**** Collected material ****

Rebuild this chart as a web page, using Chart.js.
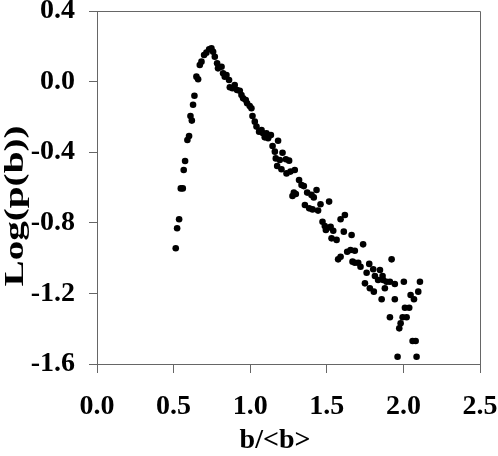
<!DOCTYPE html>
<html><head><meta charset="utf-8">
<script src="https://cdn.jsdelivr.net/npm/chart.js@4"></script>
<style>html,body{margin:0;padding:0;background:#fff}</style>
</head><body>
<canvas id="c" width="498" height="456"></canvas>
<script>
const xValues = [
0.514,0.523,0.536,0.547,0.560,0.566,0.575,0.590,0.601,0.610,0.619,0.627,0.636,0.649,0.660,0.671,0.682,0.699,0.714,0.732,
0.747,0.758,0.769,0.784,0.790,0.813,0.823,0.834,0.845,0.862,0.867,0.884,0.899,0.914,0.932,0.943,0.954,0.971,0.980,0.997,
1.008,1.015,1.030,1.041,1.058,1.074,1.084,1.095,1.106,1.117,
1.135,1.182,1.146,1.161,1.211,1.167,1.193,1.233,1.254,1.176,1.204,1.237,1.263,1.291,1.319,1.335,1.350,1.285,1.276,1.298,
1.372,1.400,1.433,1.415,1.357,1.385,1.407,1.443,1.459,1.515,1.472,1.487,1.502,1.525,1.494,1.542,1.531,1.564,1.590,1.618,
1.611,1.662,1.737,1.590,1.574,1.633,1.655,1.683,1.668,1.683,1.705,1.720,1.923,1.777,1.760,1.803,1.847,1.814,1.835,1.868,
1.864,1.890,1.912,1.944,2.003,2.108,1.749,1.781,1.807,1.879,1.858,1.944,2.047,2.069,2.097,2.010,2.038,1.912,1.995,2.021,
1.982,1.973,2.060,2.080,1.962,2.086
];
const yValues = [
-0.944,-0.831,-0.780,-0.605,-0.605,-0.501,-0.450,-0.331,-0.308,-0.195,-0.221,-0.131,-0.080,0.028,0.013,0.094,0.113,0.151,0.164,0.183,
0.189,0.169,0.141,0.104,0.075,0.084,0.047,0.028,0.037,0.009,-0.032,-0.038,-0.019,-0.048,-0.052,-0.076,-0.095,-0.104,-0.123,-0.138,
-0.151,-0.195,-0.227,-0.255,-0.284,-0.274,-0.293,-0.316,-0.293,-0.321,
-0.303,-0.335,-0.365,-0.397,-0.403,-0.435,-0.444,-0.440,-0.448,-0.478,-0.497,-0.520,-0.510,-0.501,-0.558,-0.586,-0.592,-0.629,-0.648,-0.637,
-0.629,-0.642,-0.614,-0.656,-0.699,-0.718,-0.724,-0.731,-0.695,-0.680,-0.794,-0.818,-0.831,-0.822,-0.841,-0.845,-0.888,-0.897,-0.780,-0.756,
-0.850,-0.869,-0.922,-0.992,-1.007,-0.964,-0.954,-0.958,-1.020,-1.026,-1.026,-1.049,-1.007,-1.033,-1.083,-1.063,-1.067,-1.101,-1.124,-1.124,
-1.101,-1.134,-1.134,-1.147,-1.134,-1.134,-1.143,-1.171,-1.190,-1.171,-1.233,-1.233,-1.209,-1.233,-1.190,-1.281,-1.281,-1.335,-1.335,-1.335,
-1.369,-1.398,-1.470,-1.470,-1.559,-1.559
];
const xTickValues = [0, 0.5, 1.0, 1.5, 2.0, 2.5];
const yTickValues = [-1.6, -1.2, -0.8, -0.4, 0.0, 0.4];
const xTitle = 'b/<b>';
const yTitle = 'Log(p(b))';

const FAMILY = "'Liberation Serif','Times New Roman',serif";
const FONT = {family: FAMILY, weight: 'bold', size: 28, lineHeight: 1};
const AXIS = '#666';

const framePlugin = {
  id: 'frame',
  afterDraw(chart) {
    const {ctx, chartArea: a} = chart;
    ctx.save();
    ctx.strokeStyle = AXIS;
    ctx.lineWidth = 1;
    ctx.beginPath();
    ctx.moveTo(Math.round(a.left) + 0.5, Math.round(a.top) + 0.5);
    ctx.lineTo(Math.round(a.right) + 0.5, Math.round(a.top) + 0.5);
    ctx.lineTo(Math.round(a.right) + 0.5, Math.round(a.bottom) + 0.5);
    ctx.stroke();
    // axis titles
    ctx.fillStyle = '#000';
    ctx.textAlign = 'center';
    ctx.textBaseline = 'middle';
    ctx.font = "bold 28px " + FAMILY;
    ctx.fillText(xTitle, 275, 441);
    ctx.translate(16, 206);
    ctx.rotate(-Math.PI / 2);
    ctx.scale(1.45, 1);
    ctx.font = "bold 27px " + FAMILY;
    ctx.fillText(yTitle, 0, 0);
    ctx.restore();
  }
};

new Chart(document.getElementById('c'), {
  type: 'scatter',
  data: {
    datasets: [{
      data: xValues.map((x, i) => ({x: x, y: yValues[i]})),
      pointRadius: 3.3,
      pointHoverRadius: 3.3,
      backgroundColor: '#000',
      borderColor: '#000',
      borderWidth: 0
    }]
  },
  options: {
    responsive: false,
    animation: false,
    events: [],
    layout: {padding: {top: 11, right: 18, left: 0, bottom: 0}},
    plugins: {legend: {display: false}, tooltip: {enabled: false}},
    scales: {
      x: {
        type: 'linear', min: 0, max: 2.5,
        afterBuildTicks: s => { s.ticks = xTickValues.map(v => ({value: v})); },
        ticks: {callback: v => Number(v).toFixed(1), font: FONT, color: '#000', padding: 20, maxRotation: 0, autoSkip: false},
        grid: {drawOnChartArea: false, drawTicks: true, tickLength: 9, color: AXIS},
        border: {color: AXIS},
        title: {display: false},
        afterFit: s => { s.height = 92; s.paddingLeft = 0; s.paddingRight = 0; }
      },
      y: {
        type: 'linear', min: -1.6, max: 0.4,
        afterBuildTicks: s => { s.ticks = yTickValues.map(v => ({value: v})); },
        ticks: {callback: v => Number(v).toFixed(1), font: FONT, color: '#000', padding: 14, autoSkip: false},
        grid: {drawOnChartArea: false, drawTicks: true, tickLength: 8, color: AXIS},
        border: {color: AXIS},
        title: {display: false},
        afterFit: s => { s.width = 97; s.paddingTop = 0; s.paddingBottom = 0; }
      }
    }
  },
  plugins: [framePlugin]
});
</script>
</body></html>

****

What you are asked to do: Transcribe the material exactly, keeping every word and none of the pictures.

Exercise result:
Rebuild this chart as a web page, using Chart.js.
<!DOCTYPE html>
<html><head><meta charset="utf-8">
<script src="https://cdn.jsdelivr.net/npm/chart.js@4"></script>
<style>html,body{margin:0;padding:0;background:#fff}</style>
</head><body>
<canvas id="c" width="498" height="456"></canvas>
<script>
const xValues = [
0.514,0.523,0.536,0.547,0.560,0.566,0.575,0.590,0.601,0.610,0.619,0.627,0.636,0.649,0.660,0.671,0.682,0.699,0.714,0.732,
0.747,0.758,0.769,0.784,0.790,0.813,0.823,0.834,0.845,0.862,0.867,0.884,0.899,0.914,0.932,0.943,0.954,0.971,0.980,0.997,
1.008,1.015,1.030,1.041,1.058,1.074,1.084,1.095,1.106,1.117,
1.135,1.182,1.146,1.161,1.211,1.167,1.193,1.233,1.254,1.176,1.204,1.237,1.263,1.291,1.319,1.335,1.350,1.285,1.276,1.298,
1.372,1.400,1.433,1.415,1.357,1.385,1.407,1.443,1.459,1.515,1.472,1.487,1.502,1.525,1.494,1.542,1.531,1.564,1.590,1.618,
1.611,1.662,1.737,1.590,1.574,1.633,1.655,1.683,1.668,1.683,1.705,1.720,1.923,1.777,1.760,1.803,1.847,1.814,1.835,1.868,
1.864,1.890,1.912,1.944,2.003,2.108,1.749,1.781,1.807,1.879,1.858,1.944,2.047,2.069,2.097,2.010,2.038,1.912,1.995,2.021,
1.982,1.973,2.060,2.080,1.962,2.086
];
const yValues = [
-0.944,-0.831,-0.780,-0.605,-0.605,-0.501,-0.450,-0.331,-0.308,-0.195,-0.221,-0.131,-0.080,0.028,0.013,0.094,0.113,0.151,0.164,0.183,
0.189,0.169,0.141,0.104,0.075,0.084,0.047,0.028,0.037,0.009,-0.032,-0.038,-0.019,-0.048,-0.052,-0.076,-0.095,-0.104,-0.123,-0.138,
-0.151,-0.195,-0.227,-0.255,-0.284,-0.274,-0.293,-0.316,-0.293,-0.321,
-0.303,-0.335,-0.365,-0.397,-0.403,-0.435,-0.444,-0.440,-0.448,-0.478,-0.497,-0.520,-0.510,-0.501,-0.558,-0.586,-0.592,-0.629,-0.648,-0.637,
-0.629,-0.642,-0.614,-0.656,-0.699,-0.718,-0.724,-0.731,-0.695,-0.680,-0.794,-0.818,-0.831,-0.822,-0.841,-0.845,-0.888,-0.897,-0.780,-0.756,
-0.850,-0.869,-0.922,-0.992,-1.007,-0.964,-0.954,-0.958,-1.020,-1.026,-1.026,-1.049,-1.007,-1.033,-1.083,-1.063,-1.067,-1.101,-1.124,-1.124,
-1.101,-1.134,-1.134,-1.147,-1.134,-1.134,-1.143,-1.171,-1.190,-1.171,-1.233,-1.233,-1.209,-1.233,-1.190,-1.281,-1.281,-1.335,-1.335,-1.335,
-1.369,-1.398,-1.470,-1.470,-1.559,-1.559
];
const xTickValues = [0, 0.5, 1.0, 1.5, 2.0, 2.5];
const yTickValues = [-1.6, -1.2, -0.8, -0.4, 0.0, 0.4];
const xTitle = 'b/<b>';
const yTitle = 'Log(p(b))';

const FAMILY = "'Liberation Serif','Times New Roman',serif";
const FONT = {family: FAMILY, weight: 'bold', size: 28, lineHeight: 1};
const AXIS = '#666';

const framePlugin = {
  id: 'frame',
  afterDraw(chart) {
    const {ctx, chartArea: a} = chart;
    ctx.save();
    ctx.strokeStyle = AXIS;
    ctx.lineWidth = 1;
    ctx.beginPath();
    ctx.moveTo(Math.round(a.left) + 0.5, Math.round(a.top) + 0.5);
    ctx.lineTo(Math.round(a.right) + 0.5, Math.round(a.top) + 0.5);
    ctx.lineTo(Math.round(a.right) + 0.5, Math.round(a.bottom) + 0.5);
    ctx.stroke();
    // axis titles
    ctx.fillStyle = '#000';
    ctx.textAlign = 'center';
    ctx.textBaseline = 'middle';
    ctx.font = "bold 28px " + FAMILY;
    ctx.fillText(xTitle, 275, 441);
    ctx.translate(16, 206);
    ctx.rotate(-Math.PI / 2);
    ctx.scale(1.45, 1);
    ctx.font = "bold 27px " + FAMILY;
    ctx.fillText(yTitle, 0, 0);
    ctx.restore();
  }
};

new Chart(document.getElementById('c'), {
  type: 'scatter',
  data: {
    datasets: [{
      data: xValues.map((x, i) => ({x: x, y: yValues[i]})),
      pointRadius: 3.3,
      pointHoverRadius: 3.3,
      backgroundColor: '#000',
      borderColor: '#000',
      borderWidth: 0
    }]
  },
  options: {
    responsive: false,
    animation: false,
    events: [],
    layout: {padding: {top: 11, right: 18, left: 0, bottom: 0}},
    plugins: {legend: {display: false}, tooltip: {enabled: false}},
    scales: {
      x: {
        type: 'linear', min: 0, max: 2.5,
        afterBuildTicks: s => { s.ticks = xTickValues.map(v => ({value: v})); },
        ticks: {callback: v => Number(v).toFixed(1), font: FONT, color: '#000', padding: 20, maxRotation: 0, autoSkip: false},
        grid: {drawOnChartArea: false, drawTicks: true, tickLength: 9, color: AXIS},
        border: {color: AXIS},
        title: {display: false},
        afterFit: s => { s.height = 92; s.paddingLeft = 0; s.paddingRight = 0; }
      },
      y: {
        type: 'linear', min: -1.6, max: 0.4,
        afterBuildTicks: s => { s.ticks = yTickValues.map(v => ({value: v})); },
        ticks: {callback: v => Number(v).toFixed(1), font: FONT, color: '#000', padding: 14, autoSkip: false},
        grid: {drawOnChartArea: false, drawTicks: true, tickLength: 8, color: AXIS},
        border: {color: AXIS},
        title: {display: false},
        afterFit: s => { s.width = 97; s.paddingTop = 0; s.paddingBottom = 0; }
      }
    }
  },
  plugins: [framePlugin]
});
</script>
</body></html>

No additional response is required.